Jeremiah 18:2 “Come, go down to the potter’s house, and there I will let you hear my words.”
Commentary by Hovak Najarian
The Potter and Wheel, Jaffa, Palestine, pen and ink (book illustration), 1859, William Hanna Thomson (19th century)
Clay is abundant. We tend to think of it as being almost worthless and despite the amount that is used (for everything from bricks to dinnerware), the supply is not being depleted. It is formed by the action of the elements as they break down and erode the surface of the earth. In the process, minute particles of decomposed rock and organic matter are moved by water to low lying areas where clay beds are formed. When clay is moist, it has great plasticity; often it can be used just as it is found. A potter wedges the clay – somewhat like kneading dough – to make it even in consistency and then a pot may be hand-built by the coil method, or “thrown” on a wheel.

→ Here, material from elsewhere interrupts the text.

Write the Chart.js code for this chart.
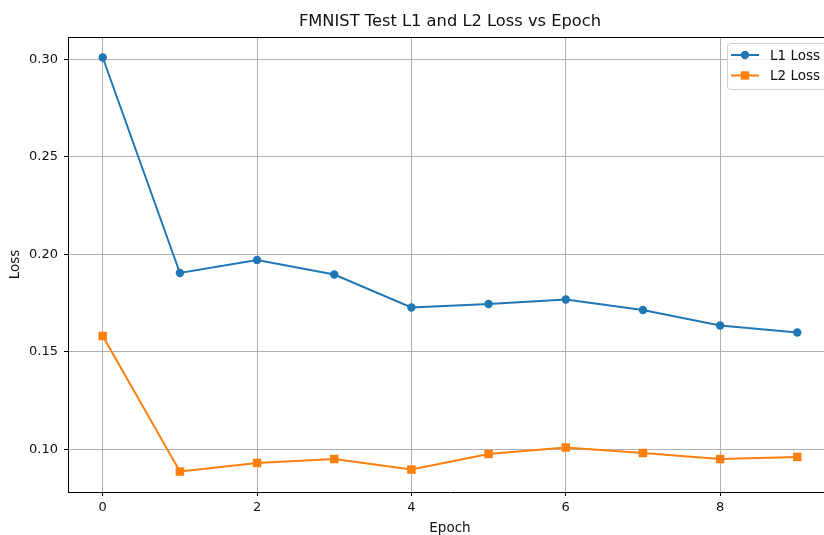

A potter’s wheel is a simple device. Its top is a flat disc (today wheel heads are made usually from an aluminum alloy) and a shaft connects it to a larger and heavier disc below, a flywheel. The wheel head and flywheel are supported by a frame; attached to it may be a bench for the potter and a table that provides a place for a pail of water, clay, and tools. When making a pot on a wheel, a potter throws a ball of clay onto the wheel head. The hands are lubricated in water and the flywheel is kicked. As the wheel is turning, the hands are braced and placed on the clay to center it; the centered clay then is opened, raised and given form (bottle, bowl, storage vessel, etc). After a pot is trimmed and thoroughly dry (“bone dry”) it is placed in a kiln. The high temperature in a kiln fuses clay particles and hardens the pot.
In 1834, William McClure Thomson went to the Near East as a missionary and after twenty-three years in the Holy Land he wrote: The Land and the Book: Biblical Illustrations Drawn from the Manners and Customs, the Scenes and Scenery of the Holy Land. In his book, Thomson wrote about the setting in which Bible stories took place and his son, William Hanna, illustrated the text with over 200 drawings. “The Potter and Wheel” depicts a Palestinian artisan giving final shape to a pot that has been thrown. “Throwing” is a process that has not changed for thousands of years and when Jeremiah went to the potter’s house, as directed by the Lord, the potter at the wheel would have been very much like what Thomson depicts in the nineteenth century illustration above. At the time Jeremiah arrived, a thrown pot was still on the wheel; the potter was reshaping it because it was flawed. For Jeremiah, seeing the potter at the wheel was a graphic demonstration. Just as a potter controls clay, the form of nations is in the Lord’s hands.
Although firing gives clay strength in compression, it is weak in tensile strength; it can break easily. Thus a person who exhibits a flaw in character is said to have, “feet of clay.”